Your objective: Reproduce the records below in full and exactly, without their images.
Start Record extracts
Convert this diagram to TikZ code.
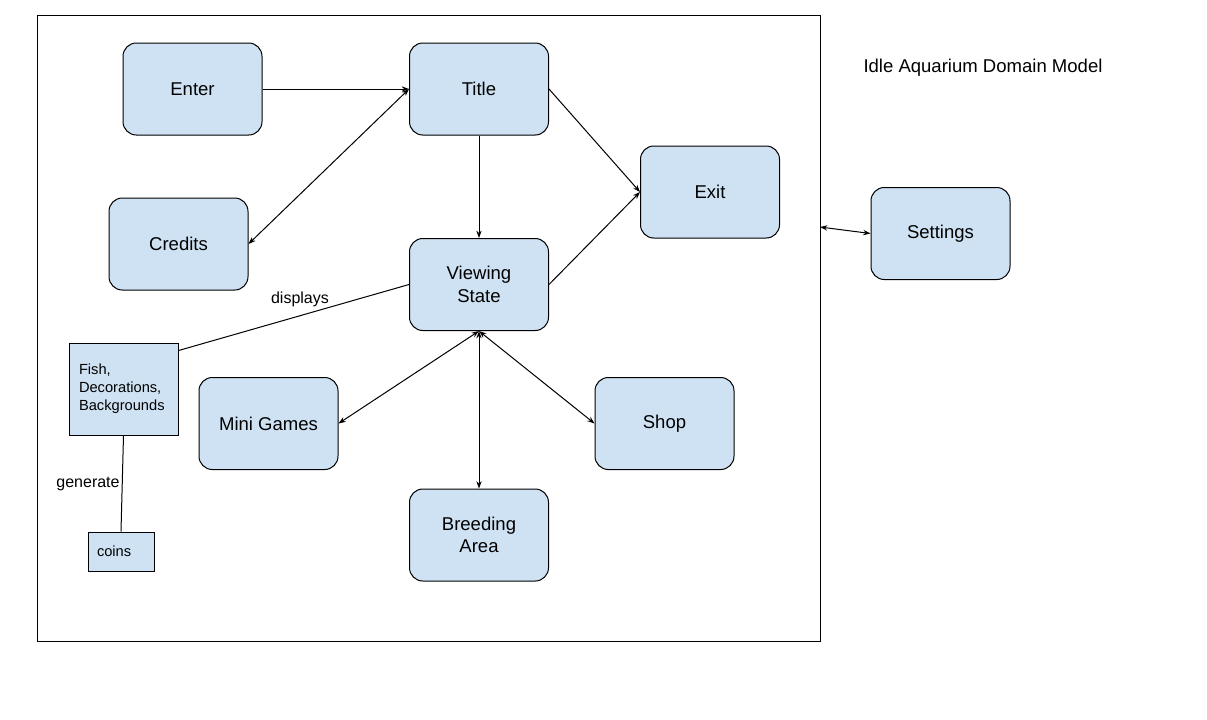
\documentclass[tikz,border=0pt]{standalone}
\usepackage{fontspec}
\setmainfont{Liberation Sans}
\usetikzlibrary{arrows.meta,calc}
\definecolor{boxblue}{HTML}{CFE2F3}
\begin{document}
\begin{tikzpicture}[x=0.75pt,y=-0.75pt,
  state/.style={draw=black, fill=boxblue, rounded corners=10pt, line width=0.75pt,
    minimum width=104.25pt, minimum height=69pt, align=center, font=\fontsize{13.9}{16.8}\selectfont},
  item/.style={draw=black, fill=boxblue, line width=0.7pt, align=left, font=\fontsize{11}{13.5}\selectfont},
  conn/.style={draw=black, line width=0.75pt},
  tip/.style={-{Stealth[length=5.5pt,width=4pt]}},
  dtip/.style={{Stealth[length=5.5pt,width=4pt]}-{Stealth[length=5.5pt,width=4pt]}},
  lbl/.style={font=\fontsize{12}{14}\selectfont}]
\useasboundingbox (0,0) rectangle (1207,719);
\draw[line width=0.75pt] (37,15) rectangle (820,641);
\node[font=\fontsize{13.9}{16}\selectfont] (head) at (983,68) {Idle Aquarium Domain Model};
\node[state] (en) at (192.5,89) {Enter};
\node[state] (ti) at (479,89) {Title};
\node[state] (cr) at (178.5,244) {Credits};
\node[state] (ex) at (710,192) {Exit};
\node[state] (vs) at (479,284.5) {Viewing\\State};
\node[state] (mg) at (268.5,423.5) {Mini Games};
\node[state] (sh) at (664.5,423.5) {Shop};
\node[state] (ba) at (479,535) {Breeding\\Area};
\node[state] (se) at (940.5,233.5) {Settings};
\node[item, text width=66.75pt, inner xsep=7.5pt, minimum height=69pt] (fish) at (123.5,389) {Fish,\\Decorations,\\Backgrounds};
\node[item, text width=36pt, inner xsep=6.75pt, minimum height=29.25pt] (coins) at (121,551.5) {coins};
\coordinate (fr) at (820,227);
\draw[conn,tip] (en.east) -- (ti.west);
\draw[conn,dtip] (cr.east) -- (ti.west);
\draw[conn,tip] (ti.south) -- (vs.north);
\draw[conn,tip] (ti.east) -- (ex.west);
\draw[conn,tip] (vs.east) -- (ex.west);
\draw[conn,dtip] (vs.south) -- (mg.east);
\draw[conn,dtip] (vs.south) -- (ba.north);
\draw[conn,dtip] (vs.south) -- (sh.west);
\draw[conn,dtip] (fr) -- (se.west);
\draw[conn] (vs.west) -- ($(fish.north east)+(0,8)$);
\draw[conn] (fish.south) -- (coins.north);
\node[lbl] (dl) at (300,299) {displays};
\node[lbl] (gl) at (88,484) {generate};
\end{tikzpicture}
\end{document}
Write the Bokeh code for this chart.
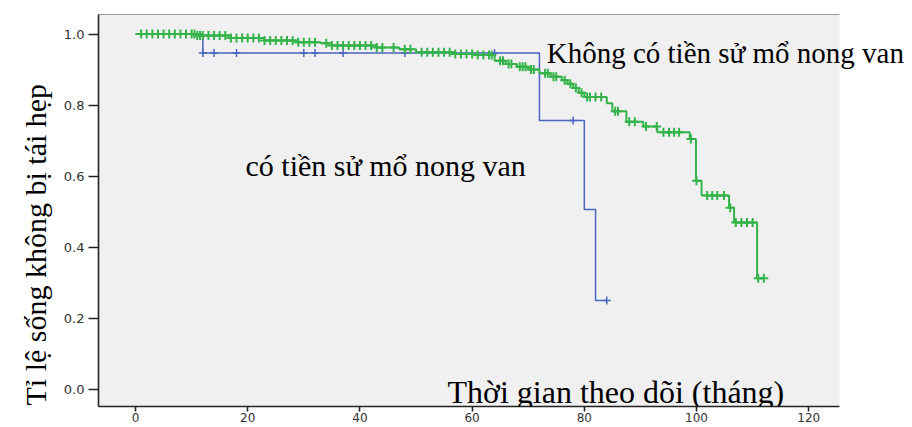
End Record extracts
Task answer:
Convert this diagram to TikZ code.
\documentclass[tikz,border=0pt]{standalone}
\usepackage{fontspec}
\setmainfont{Liberation Sans}
\usetikzlibrary{arrows.meta,calc}
\definecolor{boxblue}{HTML}{CFE2F3}
\begin{document}
\begin{tikzpicture}[x=0.75pt,y=-0.75pt,
  state/.style={draw=black, fill=boxblue, rounded corners=10pt, line width=0.75pt,
    minimum width=104.25pt, minimum height=69pt, align=center, font=\fontsize{13.9}{16.8}\selectfont},
  item/.style={draw=black, fill=boxblue, line width=0.7pt, align=left, font=\fontsize{11}{13.5}\selectfont},
  conn/.style={draw=black, line width=0.75pt},
  tip/.style={-{Stealth[length=5.5pt,width=4pt]}},
  dtip/.style={{Stealth[length=5.5pt,width=4pt]}-{Stealth[length=5.5pt,width=4pt]}},
  lbl/.style={font=\fontsize{12}{14}\selectfont}]
\useasboundingbox (0,0) rectangle (1207,719);
\draw[line width=0.75pt] (37,15) rectangle (820,641);
\node[font=\fontsize{13.9}{16}\selectfont] (head) at (983,68) {Idle Aquarium Domain Model};
\node[state] (en) at (192.5,89) {Enter};
\node[state] (ti) at (479,89) {Title};
\node[state] (cr) at (178.5,244) {Credits};
\node[state] (ex) at (710,192) {Exit};
\node[state] (vs) at (479,284.5) {Viewing\\State};
\node[state] (mg) at (268.5,423.5) {Mini Games};
\node[state] (sh) at (664.5,423.5) {Shop};
\node[state] (ba) at (479,535) {Breeding\\Area};
\node[state] (se) at (940.5,233.5) {Settings};
\node[item, text width=66.75pt, inner xsep=7.5pt, minimum height=69pt] (fish) at (123.5,389) {Fish,\\Decorations,\\Backgrounds};
\node[item, text width=36pt, inner xsep=6.75pt, minimum height=29.25pt] (coins) at (121,551.5) {coins};
\coordinate (fr) at (820,227);
\draw[conn,tip] (en.east) -- (ti.west);
\draw[conn,dtip] (cr.east) -- (ti.west);
\draw[conn,tip] (ti.south) -- (vs.north);
\draw[conn,tip] (ti.east) -- (ex.west);
\draw[conn,tip] (vs.east) -- (ex.west);
\draw[conn,dtip] (vs.south) -- (mg.east);
\draw[conn,dtip] (vs.south) -- (ba.north);
\draw[conn,dtip] (vs.south) -- (sh.west);
\draw[conn,dtip] (fr) -- (se.west);
\draw[conn] (vs.west) -- ($(fish.north east)+(0,8)$);
\draw[conn] (fish.south) -- (coins.north);
\node[lbl] (dl) at (300,299) {displays};
\node[lbl] (gl) at (88,484) {generate};
\end{tikzpicture}
\end{document}
Write the Bokeh code for this chart.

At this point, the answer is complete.